If you are dealing with clients and they want you to shoot something that you are not particularly interested in, then my advice to you would be to try and put your own spin on it. If you can’t do this, then make a deal with the client and tell them that you will shoot the images that they want, but you want to shoot a few extra images where you get to decide the set up/ styling for the shoot. Remember, you don’t have to put the images you give to the client in your portfolio. If you have a favorite image from the shoot that the client didn’t like, put it in your portfolio. That way, the image that you like will show off your personality through your portfolio and you will be a lot happier showing potential clients work you are really passionate about. At the end of the day, working with clients is a collaborative process: they have come to you (or you to them) because both parties have something to offer the other.


One of the main situations I find students in is a debate I like to call Education vs Creativity.


I am in the middle of studying a degree and, like most people; I want to get the best degree possible. Sure, I’d like to get a first. That would be awesome. I would be happy with a 2.1 or even a 2.2 but I don’t think compromising my work for it is worth it.


The main thing I hear a lot of people say when I ask them about their degree work is ‘my tutor told me to do this piece of work, but I don’t really want to do it. But then I don’t want to fail if I don’t do it’.


Unfortunately, this is the crux of doing a degree.


Do you choose to create work you have no interest in for the sake of getting a great degree or do you do work you are proud of and get a lesser degree?


During my first year at university I chose the first option. What do I have to show for my first year of a degree?



I shot a shockingly small number of photographs (than you would expect from a photography degree) and none of them will ever see the light of day. Being told what to do is not fun. It does nothing for me.

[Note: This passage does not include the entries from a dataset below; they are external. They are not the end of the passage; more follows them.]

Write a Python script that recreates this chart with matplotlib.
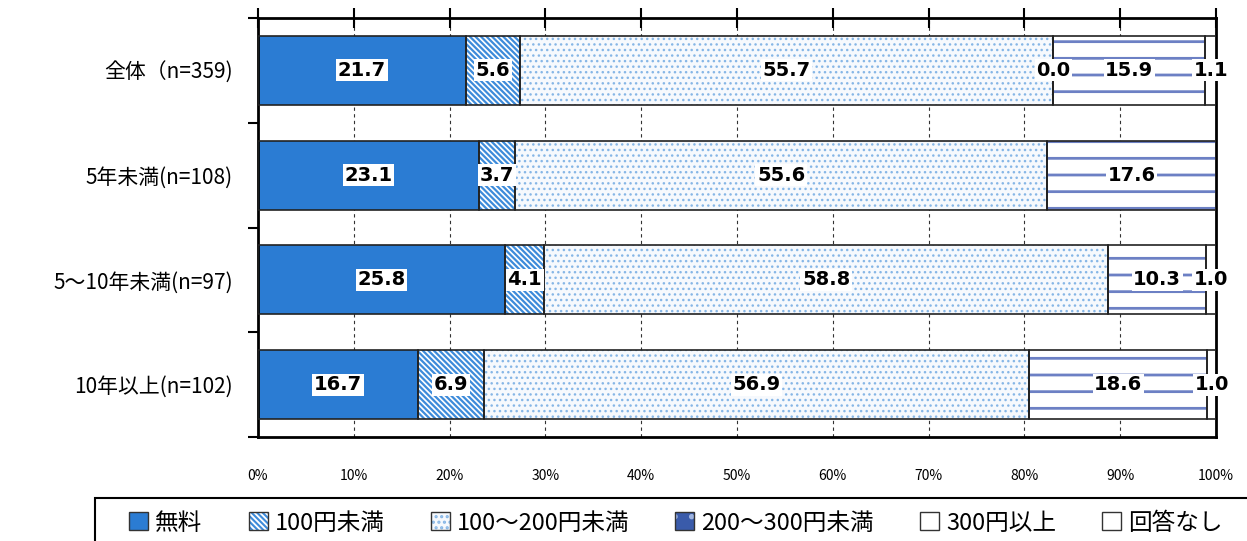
import matplotlib
matplotlib.use("Agg")
import matplotlib.pyplot as plt
from matplotlib.patches import Patch, Rectangle
import numpy as np

plt.rcParams['font.family'] = ['Noto Sans CJK JP', 'DejaVu Sans']
plt.rcParams['hatch.linewidth'] = 1.5

categories = ['全体（n=359)', '5年未満(n=108)', '5～10年未満(n=97)', '10年以上(n=102)']
series = ['無料', '100円未満', '100～200円未満', '200～300円未満', '300円以上', '回答なし']
free = [21.7, 23.1, 25.8, 16.7]
under100 = [5.6, 3.7, 4.1, 6.9]
y100_200 = [55.7, 55.6, 58.8, 56.9]
y200_300 = [0.0, 0.0, 0.0, 0.0]
over300 = [15.9, 17.6, 10.3, 18.6]
no_answer = [1.1, 0.0, 1.0, 1.0]
xticks = [0, 10, 20, 30, 40, 50, 60, 70, 80, 90, 100]

data = [free, under100, y100_200, y200_300, over300, no_answer]
# facecolor, hatch, hatch colour, hatch linewidth
styles = [
    ('#2B7CD3', None, '#2B7CD3', 1.0),
    ('white', '\\\\\\\\\\\\', '#3D8BDA', 1.6),
    ('#F6F9FD', '...', '#86B6E6', 1.0),
    ('#3A5BAA', '.', '#9DB3E0', 1.0),
    ('white', '-', '#6C80C4', 2.0),
    ('white', None, 'white', 1.0),
]

fig = plt.figure(figsize=(12.47, 5.41), dpi=100)
ax = fig.add_axes([258/1247, 1-437/541, 958/1247, 419/541])

y = np.arange(len(categories))
left = np.zeros(len(categories))
for vals, (fc, hatch, hc, hlw) in zip(data, styles):
    vals = np.array(vals)
    bars = ax.barh(y, vals, left=left, height=0.66, color=fc, hatch=hatch,
                   edgecolor=hc, linewidth=0, zorder=2)
    for b in bars:
        if hasattr(b, 'set_hatch_linewidth'):
            b.set_hatch_linewidth(hlw)
    ax.barh(y, vals, left=left, height=0.66, fill=False,
            edgecolor='#222222', linewidth=1.2, zorder=3)
    for i, v in enumerate(vals):
        if v > 0 or i == 0:
            ax.text(left[i] + v / 2, y[i], f'{v:.1f}', ha='center', va='center',
                    fontsize=14, fontweight='bold', zorder=6, clip_on=False,
                    family=['DejaVu Sans'],
                    bbox=dict(boxstyle='square,pad=0.08', fc='white', ec='none'))
    left += vals

ax.set_xlim(0, 100)
ax.set_ylim(len(categories) - 0.5, -0.5)
ax.set_xticks(xticks)
ax.set_xticklabels([f'{t}%' for t in xticks], fontsize=10)
ax.tick_params(axis='x', top=True, bottom=False, labeltop=False, labelbottom=True,
               direction='inout', length=14, width=1.5, pad=16)
ax.set_yticks(y)
ax.set_yticklabels(categories, fontsize=15)
ax.tick_params(axis='y', which='major', length=0, pad=18)
ax.set_yticks(np.arange(-0.5, len(categories)), minor=True)
ax.tick_params(axis='y', which='minor', length=7, width=1.5, direction='out')
ax.grid(axis='x', linestyle=(0, (3, 3)), color='#333333', linewidth=0.8, zorder=1)
ax.set_axisbelow(True)
for s in ax.spines.values():
    s.set_linewidth(2)
    s.set_color('black')

handles = []
for k, (fc, hatch, hc, hlw) in enumerate(styles):
    if k == 4:
        h = Patch(facecolor='white')
    else:
        h = Patch(facecolor=fc, hatch=hatch, edgecolor=hc, linewidth=0)
    handles.append((h, Patch(fill=False, edgecolor='#333333', linewidth=1)))
fig.legend(handles, series, loc='center', bbox_to_anchor=(676/1247, 1-523/541),
           ncol=6, frameon=False, fontsize=17, handlelength=0.8, handleheight=0.8,
           handletextpad=0.3, columnspacing=1.95)
fig.patches.append(Rectangle((95/1247, -0.05), 1.0, 0.05 + 1-498/541,
                             transform=fig.transFigure, fill=False,
                             edgecolor='black', linewidth=1.5))

fig.savefig('out.png', dpi=100)
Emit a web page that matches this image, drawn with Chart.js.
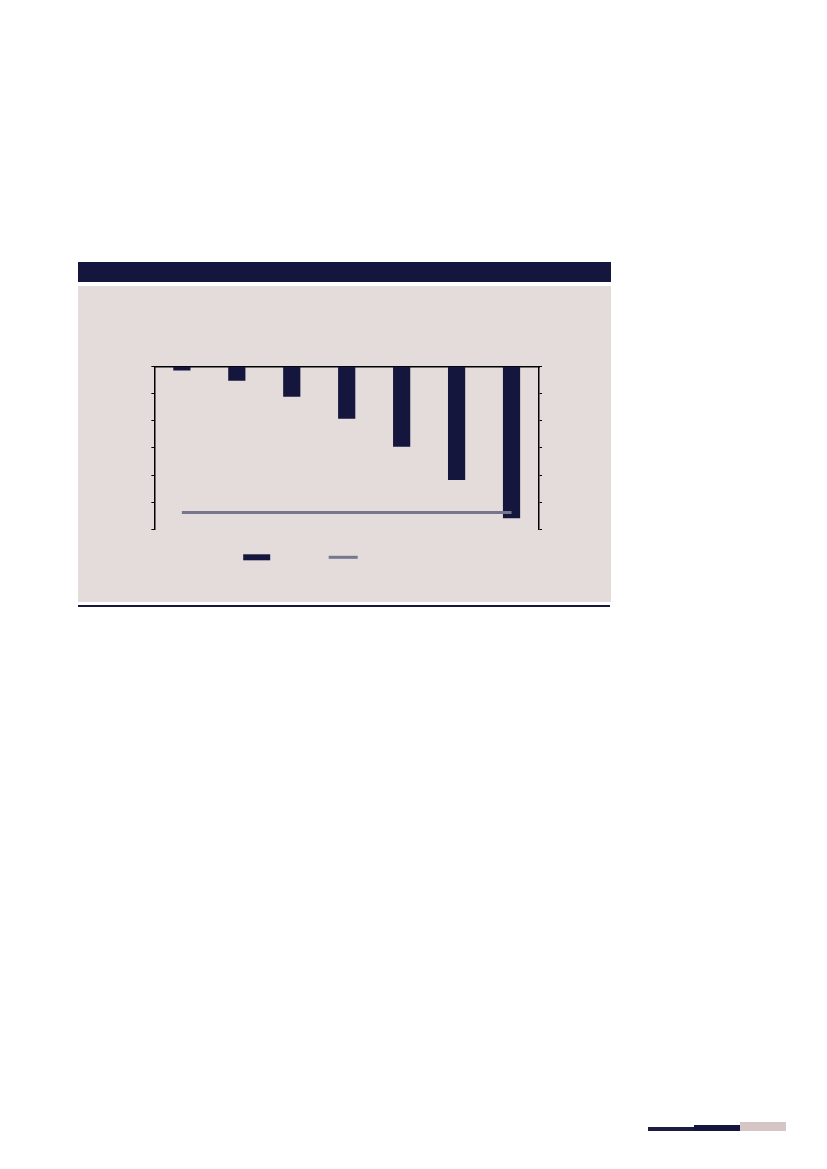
<!DOCTYPE html>
<html>
<head>
<meta charset="utf-8">
<script src="https://cdn.jsdelivr.net/npm/chart.js@4/dist/chart.umd.min.js"></script>
<style>
  html, body { margin: 0; padding: 0; background: #ffffff; }
  body { width: 827px; height: 1169px; position: relative; overflow: hidden; font-family: 'Liberation Sans', Arial, sans-serif; }
  .head   { position: absolute; left: 78px; top: 262px; width: 533px; height: 20px; background: #15163d; }
  .panel  { position: absolute; left: 78px; top: 286px; width: 533px; height: 316px; background: #e3dcdb; }
  .rule   { position: absolute; left: 78px; top: 605px; width: 532px; height: 1.5px; background: #15163d; }
  .panel canvas { position: absolute; left: 0; top: 0; }
  .foot1 { position: absolute; left: 648px; top: 1127px; width: 47px; height: 3.5px; background: #1b1c40; }
  .foot2 { position: absolute; left: 694px; top: 1125px; width: 47px; height: 5.5px; background: #15163d; }
  .foot3 { position: absolute; left: 740px; top: 1122px; width: 46px; height: 8.5px; background: #d5c6c5; }
</style>
</head>
<body>
<div class="head"></div>
<div class="panel"><canvas id="chart" width="533" height="316"></canvas></div>
<div class="rule"></div>
<div class="foot1"></div>
<div class="foot2"></div>
<div class="foot3"></div>

<script>
// ── DATA ──
const categories = [1, 2, 3, 4, 5, 6, 7];
const barValues  = [-0.15, -0.53, -1.12, -1.93, -2.96, -4.18, -5.58];
const lineValues = [-5.37, -5.37, -5.37, -5.37, -5.37, -5.37, -5.37];
const yTicks     = [0, -1, -2, -3, -4, -5, -6];

const COLORS = {
  navy:  '#15163d',
  slate: '#76778f',
  axis:  '#000000',
};

// small legend: swatches only, placed under the plot area
const swatchLegend = {
  id: 'swatchLegend',
  afterDraw(chart) {
    const { ctx, chartArea } = chart;
    const [lineDs, barDs] = chart.data.datasets;
    const y = chartArea.bottom + 27.7;
    ctx.save();
    ctx.fillStyle = barDs.backgroundColor;
    ctx.fillRect(chartArea.left + 102.3 - 13.5, y - 3, 27, 6);
    ctx.strokeStyle = lineDs.borderColor;
    ctx.lineWidth = lineDs.borderWidth;
    ctx.beginPath();
    ctx.moveTo(chartArea.left + 188.8 - 14.5, y);
    ctx.lineTo(chartArea.left + 188.8 + 14.5, y);
    ctx.stroke();
    ctx.restore();
  },
};

const yAxis = (position) => ({
  position,
  min: Math.min(...yTicks),
  max: Math.max(...yTicks),
  afterBuildTicks: scale => { scale.ticks = yTicks.map(v => ({ value: v })); },
  ticks: { display: false },
  grid: { display: true, drawOnChartArea: false, drawTicks: true, tickLength: 3, color: COLORS.axis, lineWidth: 1 },
  border: { display: true, color: COLORS.axis, width: 1.5 },
});

new Chart(document.getElementById('chart'), {
  type: 'bar',
  data: {
    labels: categories,
    datasets: [
      {
        type: 'line',
        data: lineValues,
        yAxisID: 'y2',
        borderColor: COLORS.slate,
        borderWidth: 3,
        pointRadius: 0,
        tension: 0,
        fill: false,
        order: 0,
      },
      {
        data: barValues,
        yAxisID: 'y',
        backgroundColor: COLORS.navy,
        borderWidth: 0,
        barPercentage: 0.313,
        categoryPercentage: 1,
        order: 1,
      },
    ],
  },
  options: {
    responsive: false,
    animation: false,
    devicePixelRatio: 1,
    layout: { padding: { left: 73.4, right: 69, top: 80.3, bottom: 72.4 } },
    plugins: { legend: { display: false }, tooltip: { enabled: false } },
    scales: {
      x: {
        position: 'top',
        offset: true,
        ticks: { display: false },
        grid: { display: false, drawTicks: false },
        border: { display: true, color: COLORS.axis, width: 1.5 },
      },
      y:  yAxis('left'),
      y2: yAxis('right'),
    },
  },
  plugins: [swatchLegend],
});
</script>
</body>
</html>
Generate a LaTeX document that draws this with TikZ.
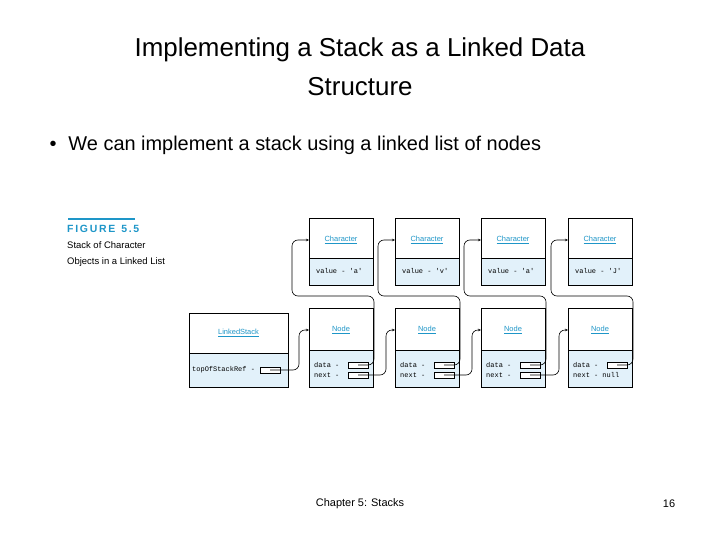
\documentclass[tikz,border=0pt]{standalone}
\usepackage{fontspec}
\setmainfont{Liberation Sans}
\setmonofont{Liberation Mono}
\usetikzlibrary{arrows.meta,calc}
\definecolor{boxfill}{RGB}{226,241,250}
\definecolor{figblue}{RGB}{30,150,200}
\tikzset{
  half/.style={rectangle, draw, fill=boxfill, inner sep=0pt},
  cls/.style={font=\fontsize{7.5}{8}\selectfont, text=figblue},
  fld/.style={font=\ttfamily\fontsize{7}{8}\selectfont, anchor=west, inner sep=0pt},
  slot/.style={rectangle, draw, fill=white, minimum width=20bp, minimum height=6bp, inner sep=0pt},
  ptr/.style={draw, semithick, rounded corners=6bp, -{Stealth[length=3bp,width=2.5bp]}}
}
\begin{document}
\begin{tikzpicture}[x=1bp, y=-1bp]
  \useasboundingbox (0,0) rectangle (720,540);
  % Slide text
  \node (title) at (360,67) [align=center, font=\fontsize{26}{39}\selectfont]
    {Implementing a Stack as a Linked Data\\Structure};
  \node (bullet) at (46,145) [anchor=west, font=\fontsize{20}{24}\selectfont]
    {\textbullet\hspace{12bp}We can implement a stack using a linked list of nodes};
  \node (foot) at (360,504) [font=\fontsize{11}{13}\selectfont] {Chapter 5: Stacks};
  \node (page) at (669,504) [font=\fontsize{11}{13}\selectfont] {16};
  % Figure caption
  \draw[figblue, line width=1.5bp] (68,219) -- (135,219);
  \node (fig) at (67,229) [anchor=west, inner sep=0pt, text=figblue,
    font=\bfseries\fontsize{10.5}{12}\selectfont] {F\,I\,G\,U\,R\,E\ \ 5\,.\,5};
  \node (cap) at (67,254) [anchor=west, inner sep=0pt, align=left,
    font=\fontsize{9.5}{16}\selectfont] {Stack of Character\\Objects in a Linked List};
  % LinkedStack object
  \draw[thick, fill=white] (189,313) rectangle (288,387);
  \node[half, minimum width=99bp, minimum height=34bp, anchor=north west] (lsb) at (189,353) {};
  \node[cls] (lsname) at (238.5,333) {\underline{LinkedStack}};
  \node[fld] (lsf) at (192,370) {topOfStackRef -};
  \node[slot] (top) at (270,370) {};
  % Character and Node objects
  \foreach \i/\x/\v in {1/309/a, 2/395/v, 3/481/a, 4/568/J} {
    \draw[thick, fill=white] (\x,218) rectangle ++(64,67);
    \node[half, minimum width=64bp, minimum height=27bp, anchor=north west] (cb\i) at (\x,258) {};
    \node[cls] (cn\i) at ($(\x,240)+(32,0)$) {\underline{Character}};
    \node[fld] (cv\i) at ($(\x,271)+(7,0)$) {value - '\v'};
    \coordinate (c\i) at (\x,240);
    \draw[thick, fill=white] (\x,308) rectangle ++(64,79);
    \node[half, minimum width=64bp, minimum height=37bp, anchor=north west] (nb\i) at (\x,350) {};
    \node[cls] (nn\i) at ($(\x,330)+(32,0)$) {\underline{Node}};
    \coordinate (n\i) at (\x,330);
    \node[fld] (nd\i) at ($(\x,365)+(5,0)$) {data -};
    \node[slot] (d\i) at ($(\x,365)+(49,0)$) {};
  }
  \foreach \i/\x in {1/309, 2/395, 3/481} {
    \node[fld] (nx\i) at ($(\x,375)+(5,0)$) {next -};
    \node[slot] (s\i) at ($(\x,375)+(49,0)$) {};
  }
  \node[fld] (nx4) at ($(568,375)+(5,0)$) {next - null};
  % Draw pointers
  \path[ptr] (top.center) -| ($(n1)+(-10,0)$) -- (n1);
  \foreach \i in {1,2,3,4} {
    \path[ptr] (d\i.center) -- ++(16,0) |- ($(c\i)+(-17,56)$) |- (c\i);
  }
  \foreach \i/\j in {1/2, 2/3, 3/4} {
    \path[ptr] (s\i.center) -| ($(n\j)+(-9,0)$) -- (n\j);
  }
\end{tikzpicture}
\end{document}
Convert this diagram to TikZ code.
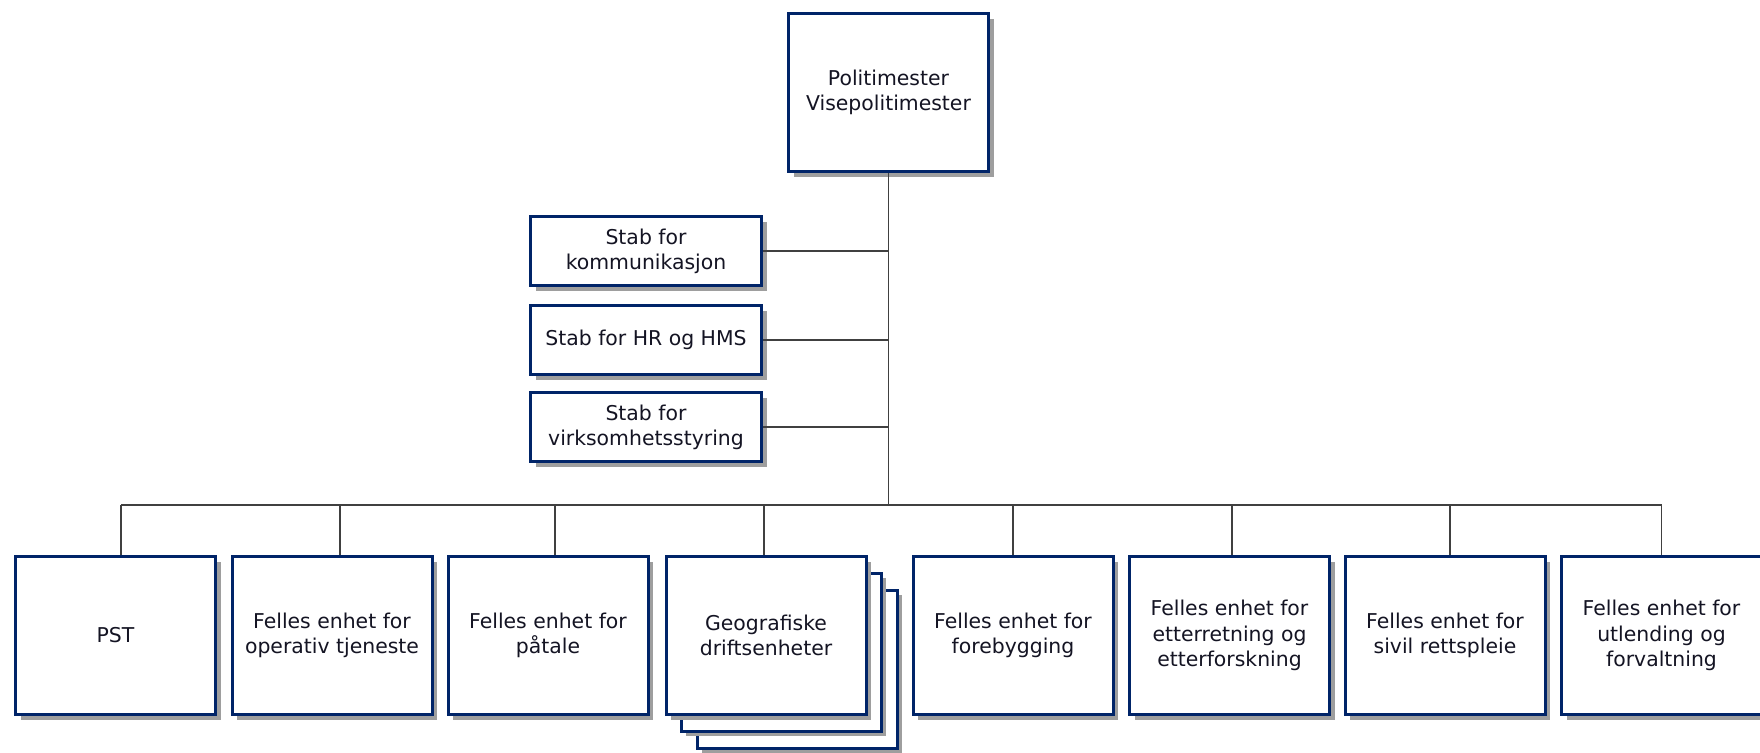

Because of this, from the start of my second year, back in September, I have chosen the latter.


I would rather get a lesser degree, but have a portfolio that I am happy to show potential clients and be satisfied with the knowledge that I can openly talk about my work and the process behind rather than saying ‘I created it because I was told to’.


I find it is such a shame because I feel that in many ways the education system can really restricts students who study creative subjects. Art is a subjective thing. There is no right or wrong answer and opinions are not facts. Just because your tutor doesn’t like the work you are doing doesn’t mean that you should stop. In fact, you should continue because you are doing something you are interested in.


So, would you prefer to get a better degree but work you don’t like or a lesser degree but work you’re proud of?